# Introduction to Research Module

This tutorial introduces `Research` functionality of `BatchFlow`.

[`Research`](https://analysiscenter.github.io/batchflow/api/batchflow.research.html#batchflow.research.Research) class allows you to easily evaluate multiple parallel experiments with different parameters combinations.
It includes instruments to
* describe complex domains to generate parameters configurations,
* create flexible experiment plan as a sequence of callables, generators and pipelines,
* parallelize experiments by processes and GPUs,
* share heavy processing between experiments,
* save and load results of experiments in a unified form.

We start with some useful imports and constant definitions


In [1]:
import sys
sys.path.append('../../..')

from batchflow.research import Research, Option, Domain, EC, O, EP

## The simplest example

In the simplest case `Research` can run [one callable](https://analysiscenter.github.io/batchflow/api/batchflow.research.html#batchflow.research.Research.add_callable)  and save results (output). Of course, such example is meaningless but we will complicate it gradually to demonstrate how to work with `Research`.

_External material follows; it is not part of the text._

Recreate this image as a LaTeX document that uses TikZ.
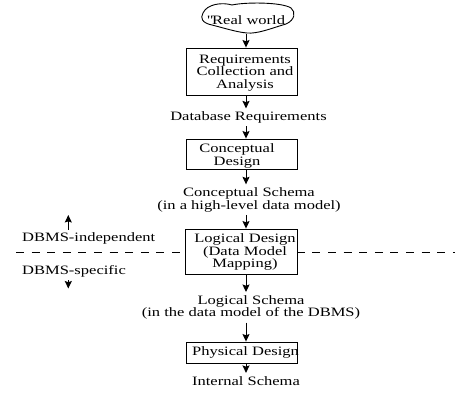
\documentclass[tikz,border=0pt]{standalone}
\usepackage{fontspec}
\setmainfont{Liberation Serif}[FakeStretch=1.29]
\usetikzlibrary{arrows.meta}
\newcommand{\dfont}{\fontsize{12.8}{12.6}\selectfont}
\begin{document}
\begin{tikzpicture}[x=1pt,y=-1pt,
  txt/.style={inner xsep=0pt, inner ysep=3pt, align=center, font=\dfont, anchor=base},
  box/.style={draw, line width=0.9pt, fill=white, inner sep=0pt},
  flow/.style={line width=1pt, -{Stealth[length=7.5pt,width=7pt,inset=1.2pt]}},
  sep/.style={line width=0.9pt, dash pattern=on 8pt off 7.6pt}]
\useasboundingbox (0,0) rectangle (455,392);

% flow axis
\coordinate (axis) at (246,0);

% "Real world" cloud
\draw[line width=0.9pt] (203,13) .. controls (207,4) and (222,2) .. (232,5)
  .. controls (245,2) and (282,2) .. (291,8)
  .. controls (296,12) and (295,20) .. (286,24)
  .. controls (272,28) and (258,34) .. (247,33)
  .. controls (236,32) and (224,28) .. (212,25)
  .. controls (202,23) and (200,18) .. (203,13) -- cycle;
\node[txt] (world) at (246,24.5) {\textquotedbl Real world};
\coordinate (cloudbot) at (246,33.5);

% DBMS-independent / DBMS-specific boundary
\draw[sep] (16,252.5) -- (455,252.5);

% design steps (the base anchor of a multi-line node is its last line)
\node[box, minimum width=111pt, minimum height=47pt] (req) at (241.5,71.5) {};
\node[txt] (reqtxt) at (245,88.5) {Requirements\\Collection and\\Analysis};

\node[txt] (dbreq) at (248.5,120.5) {Database Requirements};

\node[box, minimum width=111pt, minimum height=30pt] (concept) at (241.5,154) {};
\node[txt] (concepttxt) at (237,165) {Conceptual\\Design};

\node[txt] (csch) at (249,209) {Conceptual Schema\\(in a high-level data model)};

\node[box, minimum width=112pt, minimum height=45pt] (logical) at (241,251.5) {};
\node[txt] (logicaltxt) at (245,267.7) {Logical Design\\(Data Model\\Mapping)};

\node[txt] (lsch) at (251,316.7) {Logical Schema\\(in the data model of the DBMS)};

\node[box, minimum width=111pt, minimum height=21pt] (physical) at (241.5,352.5) {};
\node[txt] (physicaltxt) at (245.5,355) {Physical Design};

\node[txt] (isch) at (246,385) {Internal Schema};

% side labels
\node[txt, anchor=base west] (indep) at (22,241.7) {DBMS-independent};
\node[txt, anchor=base west] (spec) at (22,274.5) {DBMS-specific};
\coordinate (upend) at (68.3,215);
\coordinate (downend) at (68.3,288.5);

% connectors
\draw[flow] (cloudbot) -- (req.north -| axis);
\draw[flow] (req.south -| axis) -- (dbreq.north -| axis);
\draw[flow] (dbreq.south -| axis) -- (concept.north -| axis);
\draw[flow] (concept.south -| axis) -- (csch.north -| axis);
\draw[flow] (csch.south -| axis) -- (logical.north -| axis);
\draw[flow] (logical.south -| axis) -- (lsch.north -| axis);
\draw[flow] (lsch.south -| axis) -- (physical.north -| axis);
\draw[flow] (physical.south -| axis) -- (isch.north -| axis);
\draw[flow] (indep.north -| upend) -- (upend);
\draw[flow] (spec.south -| downend) -- (downend);
\end{tikzpicture}
\end{document}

Experiment in research is a sequence of calls of some methods that can be chained.

In [2]:
def power(a=2, b=3):
    return a ** b

research = Research().add_callable(power, save_to='power')
research.run(dump_results=False)

100%|██████████| 1/1 [00:00<00:00,  5.01it/s]


<batchflow.research.research.Research at 0x7f213630d3c8>

By default, `Research` creates folder and stores its results there but we specify `dump_results=False` to store results in RAM (see [tutorial 3](https://github.com/analysiscenter/batchflow/blob/research/examples/tutorials/research/03_results_processing.ipynb) for more details).

The results can be seen in a special table even during the research execution (see `detach` parameter of [`run`](https://analysiscenter.github.io/batchflow/api/batchflow.research.html#batchflow.research.Research.run)). They are stored in `research.results` which can be transformed to `pandas.DataFrame` by calling `research.results.df` property:

In [3]:
research.results.df

Unnamed: 0,id,iteration,power
0,b8c9f03194150301,0,8


In that case experiment has one iteration of function `power` execution and saving the results under the name `power` (why do we need iteration we will descibe below). In the column `id` we can see unique experiment id. The same callable with the same parameters can be added in several ways:

In [4]:
research = Research().add_callable(power, save_to='power', a=3, b=2)
research = Research().add_callable(power, save_to='power', args=[3, 2])
research = Research().power(3, 2, save_to='power')
research = Research().power(a=3, b=2, save_to='power')

research.run(dump_results=False)

research.results.df

100%|██████████| 1/1 [00:00<00:00,  4.28it/s]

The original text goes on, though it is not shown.